Aedes aegypti: de acordo com os autores da pesquisa, a mutação identificada no zika aumenta a secreção da proteína NS1, que está associada ao processo de aquisição de flavivírus pelos mosquitos (Marvin Recinos / AFP/AFP)
Estadão Conteúdo
Publicado em 17 de maio de 2017 às 16h57.
Cientistas chineses identificaram uma mutação no vírus da zika que pode ter sido responsável pelo rápido alastramento da doença na epidemia nas epidemias da Polinésia Francesa (2013/2014) e da América do Sul (2015/2016).
De acordo com os autores da pesquisa, a mutação identificada no zika aumenta a secreção da proteína NS1.
Estudos anteriores já haviam mostrado que essa proteína está associada ao processo de aquisição de flavivírus - grupo ao qual pertencem os vírus da zika e da dengue - pelos mosquitos.
No novo estudo, publicado hoje na revista Nature, os cientistas comprovaram que o mesmo mecanismo ligado à proteína NS1 também promove a aquisição do vírus zika no Aedes aegypti, o mosquito que transmite a doença para humanos.
A pesquisa foi liderada por Gong Cheng, da Universidade Tsinghua, em Pequim (China).
Ao ser lançada no organismo do Aedes aegypti, a proteína ajuda o vírus a superar as proteções imunológicas do mosquito, possibilitando a infecção.
Com maior facilidade para infectar o Aedes aegypti, que está inserido em ambientes urbanos, o vírus conseguiu se espalhar rapidamente.
Segundo os autores, a mutação que causa o aumento da secreção de NS1 ocorreu apenas a partir de 2013. Isso explicaria o rápido alastramento do vírus a partir dessa data, quando começaram as epidemias que atingiram primeiro a Polinésia Francesa e depois chegou às Américas.
O vírus da zika surgiu na África em meados do século 20 e migrou para a Ásia.
Até aí, ele não causava nenhum problema em humanos e infectava principalmente macacos.
A linhagem asiática do vírus, no entanto, chegou à Micronésia, no Oceano Pacífico, no início do século 21 e causou o primeiro grande surto em humanos em 2007.
Em 2013, o vírus causou um surto na Polinésia Francesa e em fevereiro de 2014 chegou à Ilha de Páscoa, também no Oceano Pacífico, a 3.700 km da costa do Chile.
A partir daí, os casos de zika se espalharam em grande parte dos países das Américas. No Brasil, onde ocorreram as primeiras mortes, o vírus motivou um alerta mundial da Organização Mundial da Saúde em 2015.

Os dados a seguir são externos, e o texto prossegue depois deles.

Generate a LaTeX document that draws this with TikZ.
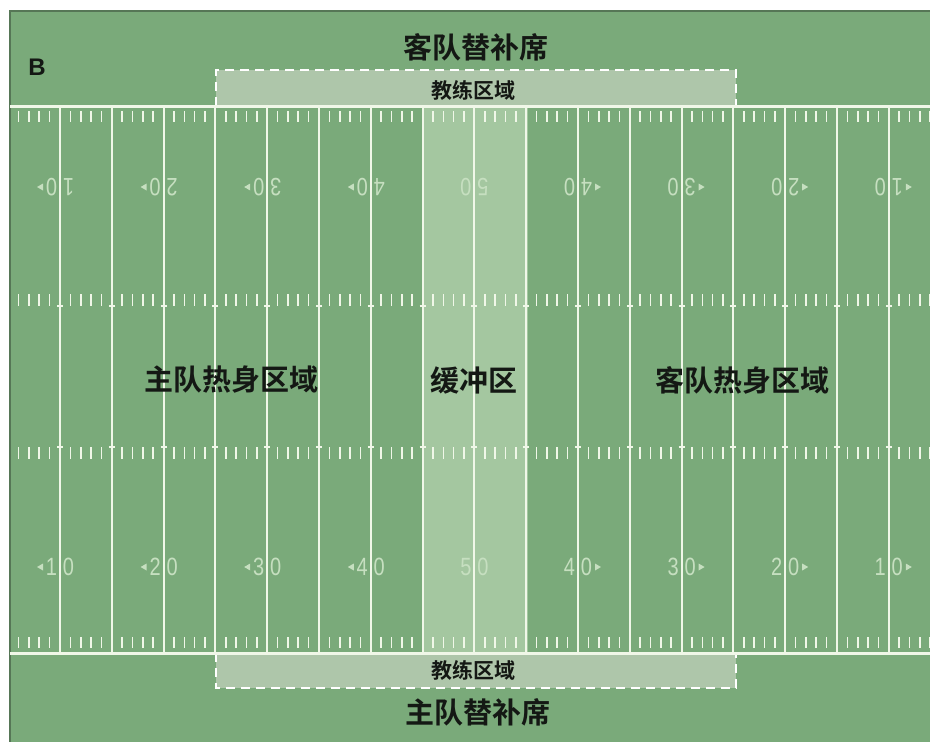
\documentclass[tikz,border=0pt]{standalone}
\usepackage{fontspec}
\setmainfont{Liberation Sans}
\newfontfamily\cjk{Noto Sans CJK SC}[BoldFont={Noto Sans CJK SC Bold}]
\usepackage{tikz}
\usetikzlibrary{positioning}
\definecolor{turf}{RGB}{122,170,122}
\definecolor{turfedge}{RGB}{86,118,86}
\definecolor{bufferzone}{RGB}{164,199,160}
\definecolor{coachzone}{RGB}{174,198,170}
\definecolor{chalk}{RGB}{240,247,232}
\definecolor{yardnum}{RGB}{198,223,192}
\definecolor{ink}{RGB}{20,24,20}
% yard number pair: #1 name, #2 x of yard line, #3 tens digit, #4 arrow side
\newcommand{\newYardNumber}[4]{%
  \node[yard num] (#1bt) at (#2-8.5,567) {#3};
  \node[yard num] (#1bo) at (#2+8.5,567) {0};
  \node[yard num,rotate=180] (#1tt) at (#2+8.5,187) {#3};
  \node[yard num,rotate=180] (#1to) at (#2-8.5,187) {0};
  \ifnum#4=0\else
    \fill[yardnum] ({#2+23*(#4)},567) -- ++({-6*(#4)},3.5) -- ++(0,-7) -- cycle;
    \fill[yardnum] ({#2+23*(#4)},187) -- ++({-6*(#4)},3.5) -- ++(0,-7) -- cycle;
  \fi}

\begin{document}
\begin{tikzpicture}[
    % pixel grid of the plan
    x=1pt,y=-1pt,
    % chalk marks
    yard line/.style={chalk,line width=2},
    side line/.style={chalk,line width=3},
    hash/.style={chalk,line width=1.6},
    coach edge/.style={white,line width=2.6,dash pattern=on 9 off 6},
    % texts
    yard num/.style={text=yardnum,inner sep=0,xscale=0.8,font=\fontsize{25}{25}\selectfont},
    zone label/.style={text=ink,inner sep=0,font=\cjk\bfseries\fontsize{29}{29}\selectfont},
    coach label/.style={text=ink,inner sep=0,font=\cjk\bfseries\fontsize{21}{21}\selectfont}
    ]

    \useasboundingbox (0,0) rectangle (930,742);
    \fill[white] (0,0) rectangle (930,742);
    \fill[turf] (10,11) rectangle (930,742);
    \draw[turfedge,line width=2.5] (10,742) -- (10,11) -- (930,11);

    % buffer zone and coach areas
    \fill[bufferzone] (424,106) rectangle (528,653);
    \fill[coachzone] (216,70) rectangle (736,106);
    \fill[coachzone] (216,653) rectangle (736,688);
    \draw[coach edge] (216,106) -- (216,70) -- (736,70) -- (736,106);
    \draw[coach edge] (216,653) -- (216,688) -- (736,688) -- (736,653);

    % yard lines
    \foreach \k in {0,...,16}{
      \pgfmathsetmacro{\x}{60+51.8*\k}
      \draw[yard line] (\x,106) -- (\x,653);
      \draw[hash] (\x-3,306) -- (\x+3,306);
      \draw[hash] (\x-3,447) -- (\x+3,447);
    }

    % hash marks, one per yard
    \foreach \k in {-1,...,16}{
      \foreach \i in {1,...,4}{
        \pgfmathsetmacro{\hx}{60+51.8*\k+10.36*\i}
        \draw[hash] (\hx,111) -- (\hx,122);
        \draw[hash] (\hx,294) -- (\hx,306);
        \draw[hash] (\hx,447) -- (\hx,459);
        \draw[hash] (\hx,637) -- (\hx,648);
      }
    }

    \draw[side line] (10,106) -- (930,106);
    \draw[side line] (10,653) -- (930,653);

    % yard numbers
    \foreach \k/\d/\s in {0/1/-1,2/2/-1,4/3/-1,6/4/-1,8/5/0,10/4/1,12/3/1,14/2/1,16/1/1}{
      \pgfmathsetmacro{\x}{60+51.8*\k}
      \newYardNumber{n\k}{\x}{\d}{\s}
    }

    \node[text=ink,inner sep=0,font=\bfseries\fontsize{24}{24}\selectfont] (panel) at (37,67) {B};
    \node[zone label] (awayBench) at (476,47) {客队替补席};
    \node[coach label] (awayCoach) at (473,90) {教练区域};
    \node[coach label] (homeCoach) at (473,670) {教练区域};
    \node[zone label] (homeBench) at (478,712) {主队替补席};
    \node[zone label] (homeWarmup) at (231,380) {主队热身区域};
    \node[zone label] (buffer) at (474,380) {缓冲区};
    \node[zone label] (awayWarmup) at (742,380) {客队热身区域};
  \end{tikzpicture}
\end{document}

Em 2015, um grupo coordenado por Paolo Zanotto, do Instituto de Ciências Biomédicas (ICB) da USP, em colaboração com o Instituto Pasteur de Dacar (Senegal), já indicava que o vírus da zika havia passado por adaptações genéticas que o tornaram cada vez mais eficiente para infectar humanos.
O estudo desse grupo mostrou que, em seu longo caminho entre a África e as Américas, o vírus adquiriu características genéticas que aumentaram sua capacidade de se replicar nas células humanas.

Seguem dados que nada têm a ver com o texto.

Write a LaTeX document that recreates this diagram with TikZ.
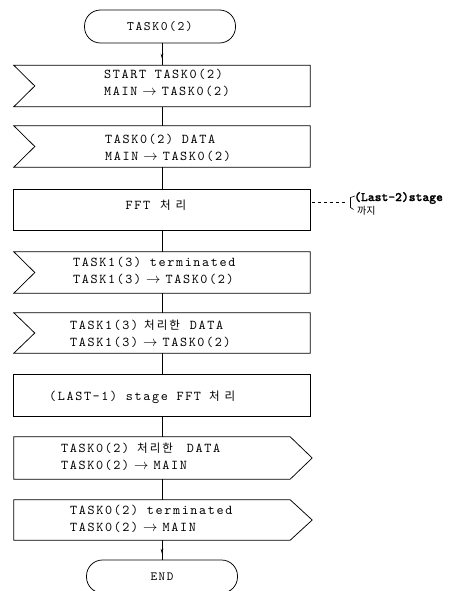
\documentclass[tikz,border=0pt]{standalone}
\usepackage{fontspec}
\usetikzlibrary{calc,arrows.meta,decorations.markings}
\newfontfamily\tw{lmmono10-regular}[Extension=.otf, LetterSpace=12]
\newfontfamily\twb{lmmonolt10-bold}[Extension=.otf, FakeBold=1.2]
\newfontfamily\kr{Noto Sans CJK KR}
\newcommand\rar{\hspace{5pt}$\rightarrow$\hspace{5pt}}
\newcommand\krt[1]{{\kr\fontsize{11.5}{14}\selectfont #1}}
\tikzset{
  outl/.style={line width=0.75pt, line join=miter},
  boxnode/.style={rectangle, minimum width=296pt, minimum height=41pt, inner sep=0pt},
  sendnode/.style={rectangle, minimum width=298pt, minimum height=42pt, inner sep=0pt},
  term/.style={rectangle, rounded corners=16pt, draw, line width=0.75pt, minimum width=151pt, minimum height=33pt, inner sep=0pt},
  txt/.style={font=\tw\fontsize{13.5}{17}\selectfont, align=left, inner sep=0pt, anchor=west},
  conn/.style={line width=0.75pt},
  arrmid/.style={postaction={decorate}, decoration={markings, mark=at position 0.7 with {\arrow{Stealth[length=5pt,width=2.6pt]}}}}
}
\begin{document}
\begin{tikzpicture}[x=1pt,y=-1pt]
\clip (0,0) rectangle (463,591);
% terminals
\node[term, font=\tw\fontsize{13}{14}\selectfont] (t1) at (160,26.5) {TASK0(2)};
\node[term, font=\tw\fontsize{12.5}{14}\selectfont] (te) at (162,576.5) {END};
% boxes
\node[boxnode] (b1) at (162,86) {};
\node[boxnode] (b2) at (162,146.5) {};
\node[boxnode, minimum height=40pt] (fft) at (162,210) {};
\node[boxnode] (b4) at (162,272.5) {};
\node[boxnode, minimum height=40pt] (b5) at (162,333) {};
\node[boxnode] (b6) at (162,395.5) {};
\node[sendnode] (b7) at (163,458) {};
\node[sendnode, minimum height=40pt] (b8) at (163,520) {};
% receive shapes
\foreach \b in {b1,b2,b4,b5}{
  \draw[outl] (\b.north west) -- (\b.north east) -- (\b.south east) -- (\b.south west) -- ($(\b.west)+(21,0)$) -- cycle;
}
\draw[outl] (fft.north west) rectangle (fft.south east);
\draw[outl] (b6.north west) rectangle (b6.south east);
\foreach \b in {b7,b8}{
  \draw[outl] (\b.north west) -- ($(\b.north east)+(-22,0)$) -- (\b.east) -- ($(\b.south east)+(-22,0)$) -- (\b.south west) -- cycle;
}
% texts
\node[txt] (l1) at (104,83) {START TASK0(2)\\MAIN\rar TASK0(2)};
\node[txt] (l2) at (105,147.5) {TASK0(2) DATA\\MAIN\rar TASK0(2)};
\node[txt, anchor=center] (l3) at (156,205) {FFT\hspace{10pt}\krt{처\hspace{5pt}리}};
\node[txt] (l4) at (73,270.5) {TASK1(3) terminated\\TASK1(3)\rar TASK0(2)};
\node[txt] (l5) at (70,334) {TASK1(3)\hspace{6pt}\krt{처\hspace{2pt}리\hspace{2pt}한}\hspace{10pt}DATA\\TASK1(3)\rar TASK0(2)};
\node[txt] (l6) at (49,397) {(LAST-1) stage FFT\hspace{8pt}\krt{처\hspace{5pt}리}};
\node[txt] (l7) at (61,456.5) {TASK0(2)\hspace{8pt}\krt{처\hspace{2pt}리\hspace{2pt}한}\hspace{14pt}DATA\\TASK0(2)\rar MAIN};
\node[txt] (l8) at (70,519) {TASK0(2) terminated\\TASK0(2)\rar MAIN};
% connectors
\draw[conn, arrmid] (t1.south -| b1.north) -- (b1.north);
\draw[conn] (b1.south) -- (b2.north);
\draw[conn] (b2.south) -- (fft.north);
\draw[conn] (fft.south) -- (b4.north);
\draw[conn] (b4.south) -- (b5.north);
\draw[conn] (b5.south) -- (b6.north);
\draw[conn] (b6.south) -- (b6.south |- b7.north);
\draw[conn] (b7.south -| b6.south) -- (b6.south |- b8.north);
\draw[conn, arrmid] (b8.south -| b6.south) -- (b6.south |- te.north);
% annotation
\coordinate (d0) at (312,202);
\coordinate (d1) at (346,202);
\draw[conn, dash pattern=on 3pt off 3pt] (d0) -- (d1);
\draw[line width=0.6pt] (355,196) -- (350.5,197.5) -- (350.5,207.5) -- (353.5,209.5);
\node[font=\twb\fontsize{13}{14}\selectfont, anchor=west, inner sep=0pt] (n1) at (354,198) {(Last-2)stage};
\node[font=\kr\fontsize{10}{11}\selectfont, anchor=west, inner sep=0pt] (n2) at (357,211) {까지};
\end{tikzpicture}
\end{document}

Segundo Zanotto, se a linhagem africana do vírus infectava principalmente macacos e mosquitos, ao longo de sua jornada até o Pacífico, as novas linhagens passaram a "imitar" os genes que o corpo humano mais expressa, a fim de produzir em grande quantidade proteínas que esses genes codificam.
Com esse processo, apelidado pelos cientistas de "humanização do vírus", a infecção ficou mais eficiente - especialmente a partir de 2007. Um dos genes mais "imitados" pelo vírus da zika era justamente o da proteína NS1, que também tem o papel de modular a interação entre o vírus e o sistema imunológico dos humanos.
De acordo com os cientistas, a produção dessa proteína funciona como uma camuflagem para o vírus, desorientando completamente o sistema imunológico e facilitando a infecção.